**GIVEN INSTRUCTION**
List every line below containing "this".

(Items listed in a dataset)
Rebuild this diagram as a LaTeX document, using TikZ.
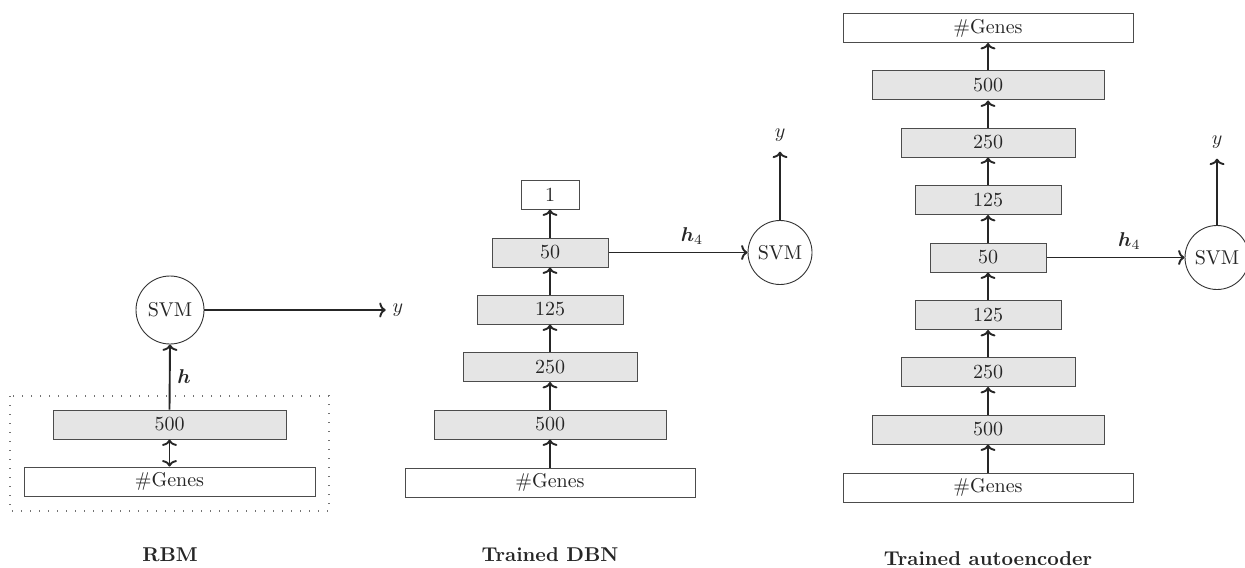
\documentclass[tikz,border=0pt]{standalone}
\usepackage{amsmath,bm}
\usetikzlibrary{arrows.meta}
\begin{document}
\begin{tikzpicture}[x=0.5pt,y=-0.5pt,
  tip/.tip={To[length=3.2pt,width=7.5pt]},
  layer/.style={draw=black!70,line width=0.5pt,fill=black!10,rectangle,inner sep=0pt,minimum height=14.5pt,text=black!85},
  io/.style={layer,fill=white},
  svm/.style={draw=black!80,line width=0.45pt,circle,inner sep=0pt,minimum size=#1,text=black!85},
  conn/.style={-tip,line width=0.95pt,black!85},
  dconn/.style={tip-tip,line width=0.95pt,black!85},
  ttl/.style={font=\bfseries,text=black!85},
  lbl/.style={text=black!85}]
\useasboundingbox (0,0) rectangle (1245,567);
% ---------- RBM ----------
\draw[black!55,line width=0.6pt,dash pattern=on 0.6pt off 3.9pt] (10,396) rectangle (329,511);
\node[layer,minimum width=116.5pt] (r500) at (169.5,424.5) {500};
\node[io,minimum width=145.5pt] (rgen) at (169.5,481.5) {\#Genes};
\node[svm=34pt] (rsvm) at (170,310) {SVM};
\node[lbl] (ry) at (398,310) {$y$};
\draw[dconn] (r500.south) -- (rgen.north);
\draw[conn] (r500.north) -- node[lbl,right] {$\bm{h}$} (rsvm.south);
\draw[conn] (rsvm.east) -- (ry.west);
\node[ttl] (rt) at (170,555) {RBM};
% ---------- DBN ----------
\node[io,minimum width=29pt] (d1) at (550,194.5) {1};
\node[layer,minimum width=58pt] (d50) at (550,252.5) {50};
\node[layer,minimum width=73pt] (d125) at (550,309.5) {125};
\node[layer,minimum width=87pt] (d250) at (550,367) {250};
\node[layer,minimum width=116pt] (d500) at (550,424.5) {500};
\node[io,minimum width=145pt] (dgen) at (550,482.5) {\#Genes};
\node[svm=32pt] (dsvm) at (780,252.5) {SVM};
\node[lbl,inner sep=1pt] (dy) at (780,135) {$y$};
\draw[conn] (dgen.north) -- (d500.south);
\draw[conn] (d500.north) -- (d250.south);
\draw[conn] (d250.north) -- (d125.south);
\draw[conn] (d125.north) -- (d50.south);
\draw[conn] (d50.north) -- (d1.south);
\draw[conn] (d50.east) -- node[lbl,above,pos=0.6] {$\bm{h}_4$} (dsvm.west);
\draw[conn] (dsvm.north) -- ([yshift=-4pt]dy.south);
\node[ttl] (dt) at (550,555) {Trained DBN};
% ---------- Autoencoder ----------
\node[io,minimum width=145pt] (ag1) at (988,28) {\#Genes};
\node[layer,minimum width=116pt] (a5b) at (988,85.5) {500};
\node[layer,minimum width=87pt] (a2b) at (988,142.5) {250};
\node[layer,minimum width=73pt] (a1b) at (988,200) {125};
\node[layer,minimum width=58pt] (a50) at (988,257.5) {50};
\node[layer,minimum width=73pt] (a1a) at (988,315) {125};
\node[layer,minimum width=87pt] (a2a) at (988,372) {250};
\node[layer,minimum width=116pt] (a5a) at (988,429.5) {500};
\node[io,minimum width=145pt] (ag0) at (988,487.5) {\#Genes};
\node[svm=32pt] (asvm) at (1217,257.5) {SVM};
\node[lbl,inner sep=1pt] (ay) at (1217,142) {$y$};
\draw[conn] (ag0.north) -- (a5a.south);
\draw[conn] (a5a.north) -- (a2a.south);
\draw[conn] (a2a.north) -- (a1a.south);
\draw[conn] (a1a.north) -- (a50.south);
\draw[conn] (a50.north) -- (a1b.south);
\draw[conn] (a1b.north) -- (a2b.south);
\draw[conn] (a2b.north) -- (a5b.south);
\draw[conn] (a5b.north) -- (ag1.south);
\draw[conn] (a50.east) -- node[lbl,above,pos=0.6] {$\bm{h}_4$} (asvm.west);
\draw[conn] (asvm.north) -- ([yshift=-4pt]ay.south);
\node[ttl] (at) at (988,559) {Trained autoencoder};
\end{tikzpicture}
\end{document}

---

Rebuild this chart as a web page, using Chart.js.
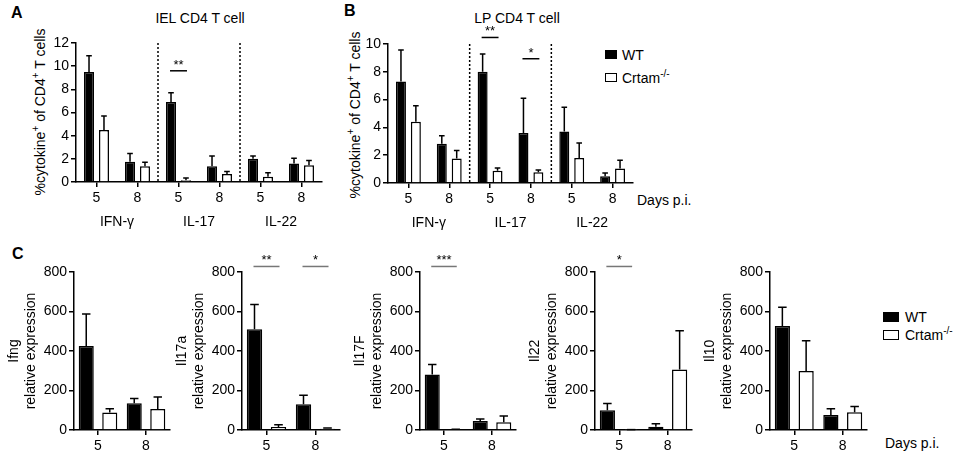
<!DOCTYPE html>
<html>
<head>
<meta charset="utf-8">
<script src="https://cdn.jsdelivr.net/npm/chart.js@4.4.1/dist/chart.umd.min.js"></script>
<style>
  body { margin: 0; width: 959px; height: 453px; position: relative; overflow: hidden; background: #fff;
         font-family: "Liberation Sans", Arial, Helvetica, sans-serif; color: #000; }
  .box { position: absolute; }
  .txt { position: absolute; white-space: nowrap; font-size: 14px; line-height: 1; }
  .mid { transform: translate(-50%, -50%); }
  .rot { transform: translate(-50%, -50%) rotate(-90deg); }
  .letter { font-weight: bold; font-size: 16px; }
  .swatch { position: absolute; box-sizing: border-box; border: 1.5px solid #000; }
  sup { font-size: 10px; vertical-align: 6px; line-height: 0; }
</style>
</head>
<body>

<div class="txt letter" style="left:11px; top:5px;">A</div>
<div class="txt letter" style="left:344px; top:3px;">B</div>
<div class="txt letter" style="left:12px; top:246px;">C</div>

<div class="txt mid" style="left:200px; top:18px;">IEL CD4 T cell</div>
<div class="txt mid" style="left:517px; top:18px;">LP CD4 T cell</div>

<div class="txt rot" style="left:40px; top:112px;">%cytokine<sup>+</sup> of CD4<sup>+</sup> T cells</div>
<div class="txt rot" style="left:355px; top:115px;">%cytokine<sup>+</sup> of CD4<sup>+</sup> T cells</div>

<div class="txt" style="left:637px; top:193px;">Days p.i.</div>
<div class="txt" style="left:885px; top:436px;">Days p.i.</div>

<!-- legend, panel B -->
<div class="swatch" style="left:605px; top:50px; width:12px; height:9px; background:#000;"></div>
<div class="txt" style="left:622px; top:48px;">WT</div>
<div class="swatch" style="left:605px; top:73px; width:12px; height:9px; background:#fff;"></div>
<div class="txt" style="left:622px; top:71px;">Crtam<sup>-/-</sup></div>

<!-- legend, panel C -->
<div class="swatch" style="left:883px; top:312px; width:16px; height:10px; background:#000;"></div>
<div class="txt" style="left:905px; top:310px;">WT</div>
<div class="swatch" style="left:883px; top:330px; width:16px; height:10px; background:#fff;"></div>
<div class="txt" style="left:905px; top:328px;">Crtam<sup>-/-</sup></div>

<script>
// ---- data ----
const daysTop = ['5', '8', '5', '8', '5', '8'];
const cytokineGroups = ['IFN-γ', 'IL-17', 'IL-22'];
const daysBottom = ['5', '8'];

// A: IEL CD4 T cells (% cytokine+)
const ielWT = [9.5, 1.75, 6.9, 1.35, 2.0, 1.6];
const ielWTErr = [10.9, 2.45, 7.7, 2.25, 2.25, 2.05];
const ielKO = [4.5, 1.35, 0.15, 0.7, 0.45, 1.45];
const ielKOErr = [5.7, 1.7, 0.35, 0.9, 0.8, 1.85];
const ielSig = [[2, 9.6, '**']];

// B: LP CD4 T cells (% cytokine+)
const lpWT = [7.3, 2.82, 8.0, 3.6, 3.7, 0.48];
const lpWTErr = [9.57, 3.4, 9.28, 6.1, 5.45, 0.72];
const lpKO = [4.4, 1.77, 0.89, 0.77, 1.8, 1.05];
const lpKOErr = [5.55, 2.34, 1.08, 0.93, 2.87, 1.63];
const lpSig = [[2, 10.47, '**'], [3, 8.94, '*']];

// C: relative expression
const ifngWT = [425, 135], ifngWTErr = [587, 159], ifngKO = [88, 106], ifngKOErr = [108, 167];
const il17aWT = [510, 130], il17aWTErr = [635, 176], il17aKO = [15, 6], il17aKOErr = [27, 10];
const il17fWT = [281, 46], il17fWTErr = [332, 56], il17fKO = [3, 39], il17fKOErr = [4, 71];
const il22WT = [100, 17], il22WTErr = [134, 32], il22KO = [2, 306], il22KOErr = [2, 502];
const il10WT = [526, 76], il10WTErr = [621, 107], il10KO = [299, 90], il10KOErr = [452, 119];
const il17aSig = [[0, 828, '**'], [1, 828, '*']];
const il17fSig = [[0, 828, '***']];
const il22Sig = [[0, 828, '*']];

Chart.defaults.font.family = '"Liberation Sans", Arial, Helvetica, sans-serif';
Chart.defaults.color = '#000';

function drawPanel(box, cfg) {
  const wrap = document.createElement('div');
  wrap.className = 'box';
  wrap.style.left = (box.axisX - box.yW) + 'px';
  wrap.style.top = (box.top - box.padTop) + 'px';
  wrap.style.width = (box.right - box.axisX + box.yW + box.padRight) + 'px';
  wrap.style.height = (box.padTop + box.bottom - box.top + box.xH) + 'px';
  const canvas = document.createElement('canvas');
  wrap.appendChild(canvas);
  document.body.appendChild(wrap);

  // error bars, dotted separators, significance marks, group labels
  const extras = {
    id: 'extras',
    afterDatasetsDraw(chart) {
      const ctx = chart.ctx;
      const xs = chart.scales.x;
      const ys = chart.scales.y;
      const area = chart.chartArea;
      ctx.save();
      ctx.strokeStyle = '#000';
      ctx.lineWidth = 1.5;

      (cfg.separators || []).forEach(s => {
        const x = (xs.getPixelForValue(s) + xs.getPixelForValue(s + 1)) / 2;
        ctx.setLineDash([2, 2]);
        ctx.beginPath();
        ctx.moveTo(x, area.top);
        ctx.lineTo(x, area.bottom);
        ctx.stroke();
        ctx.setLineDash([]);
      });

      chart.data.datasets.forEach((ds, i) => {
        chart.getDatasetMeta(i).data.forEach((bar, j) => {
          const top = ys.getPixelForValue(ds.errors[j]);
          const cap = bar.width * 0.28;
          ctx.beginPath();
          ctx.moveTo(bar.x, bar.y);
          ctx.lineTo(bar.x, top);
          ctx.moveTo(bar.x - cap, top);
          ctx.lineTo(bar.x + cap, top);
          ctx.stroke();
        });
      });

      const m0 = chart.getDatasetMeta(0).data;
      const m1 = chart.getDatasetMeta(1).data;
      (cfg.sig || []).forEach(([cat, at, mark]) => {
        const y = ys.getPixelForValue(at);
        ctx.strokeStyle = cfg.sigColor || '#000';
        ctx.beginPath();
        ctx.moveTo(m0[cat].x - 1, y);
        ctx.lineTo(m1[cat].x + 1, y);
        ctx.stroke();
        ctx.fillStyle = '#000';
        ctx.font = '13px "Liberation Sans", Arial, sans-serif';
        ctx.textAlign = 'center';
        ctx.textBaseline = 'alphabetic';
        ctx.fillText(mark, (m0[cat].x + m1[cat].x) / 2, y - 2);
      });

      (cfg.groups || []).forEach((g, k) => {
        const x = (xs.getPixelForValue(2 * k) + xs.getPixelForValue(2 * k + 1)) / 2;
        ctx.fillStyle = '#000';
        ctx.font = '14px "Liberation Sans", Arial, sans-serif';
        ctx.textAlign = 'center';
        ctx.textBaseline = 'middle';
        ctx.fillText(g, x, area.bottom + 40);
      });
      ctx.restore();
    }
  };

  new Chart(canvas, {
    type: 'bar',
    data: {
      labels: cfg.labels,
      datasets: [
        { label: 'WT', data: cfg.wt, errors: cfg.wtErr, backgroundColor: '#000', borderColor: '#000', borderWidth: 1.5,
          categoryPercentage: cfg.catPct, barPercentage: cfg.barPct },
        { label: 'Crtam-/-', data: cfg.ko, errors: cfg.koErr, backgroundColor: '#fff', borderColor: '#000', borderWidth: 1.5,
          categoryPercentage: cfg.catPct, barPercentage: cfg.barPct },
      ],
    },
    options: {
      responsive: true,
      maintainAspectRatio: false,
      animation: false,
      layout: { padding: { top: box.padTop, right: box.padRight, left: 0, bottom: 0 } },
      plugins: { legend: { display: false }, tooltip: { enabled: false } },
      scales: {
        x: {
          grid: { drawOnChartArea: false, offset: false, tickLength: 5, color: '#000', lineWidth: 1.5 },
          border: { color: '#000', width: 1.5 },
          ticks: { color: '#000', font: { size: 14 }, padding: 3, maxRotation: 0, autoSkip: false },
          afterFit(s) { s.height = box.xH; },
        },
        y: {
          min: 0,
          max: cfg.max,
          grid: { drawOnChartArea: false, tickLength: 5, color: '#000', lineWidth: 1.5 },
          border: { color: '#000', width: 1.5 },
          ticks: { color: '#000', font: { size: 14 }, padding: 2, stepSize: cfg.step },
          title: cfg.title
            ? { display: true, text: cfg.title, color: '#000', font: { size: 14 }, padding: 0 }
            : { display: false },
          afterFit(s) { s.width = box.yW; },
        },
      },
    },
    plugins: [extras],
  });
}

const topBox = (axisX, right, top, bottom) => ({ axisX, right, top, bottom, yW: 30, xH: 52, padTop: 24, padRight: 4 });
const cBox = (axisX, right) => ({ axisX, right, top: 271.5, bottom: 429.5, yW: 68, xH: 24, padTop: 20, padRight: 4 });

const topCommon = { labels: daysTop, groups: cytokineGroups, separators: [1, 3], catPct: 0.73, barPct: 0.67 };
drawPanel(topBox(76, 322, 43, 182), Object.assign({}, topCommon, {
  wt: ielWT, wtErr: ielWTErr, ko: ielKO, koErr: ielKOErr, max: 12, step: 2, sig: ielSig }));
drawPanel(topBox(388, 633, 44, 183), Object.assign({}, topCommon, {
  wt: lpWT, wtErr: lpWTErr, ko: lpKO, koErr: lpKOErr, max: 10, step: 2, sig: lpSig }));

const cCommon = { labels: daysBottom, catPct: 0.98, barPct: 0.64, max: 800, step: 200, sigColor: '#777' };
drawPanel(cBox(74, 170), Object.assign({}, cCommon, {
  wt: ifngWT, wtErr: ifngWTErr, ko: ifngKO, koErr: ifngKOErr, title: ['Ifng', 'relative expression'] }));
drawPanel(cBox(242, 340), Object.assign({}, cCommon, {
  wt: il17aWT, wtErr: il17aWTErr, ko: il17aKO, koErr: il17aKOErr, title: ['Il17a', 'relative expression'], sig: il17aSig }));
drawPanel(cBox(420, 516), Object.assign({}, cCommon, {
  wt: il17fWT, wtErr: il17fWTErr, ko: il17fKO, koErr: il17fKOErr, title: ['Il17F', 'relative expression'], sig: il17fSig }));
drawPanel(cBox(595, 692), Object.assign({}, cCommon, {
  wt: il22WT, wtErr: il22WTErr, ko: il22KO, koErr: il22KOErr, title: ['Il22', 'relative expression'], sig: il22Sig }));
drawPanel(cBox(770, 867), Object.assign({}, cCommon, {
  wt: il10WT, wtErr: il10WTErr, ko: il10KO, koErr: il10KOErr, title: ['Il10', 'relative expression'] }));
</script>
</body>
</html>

**TASK OUTPUT**
Rebuild this diagram as a LaTeX document, using TikZ.
Rebuild this chart as a web page, using Chart.js.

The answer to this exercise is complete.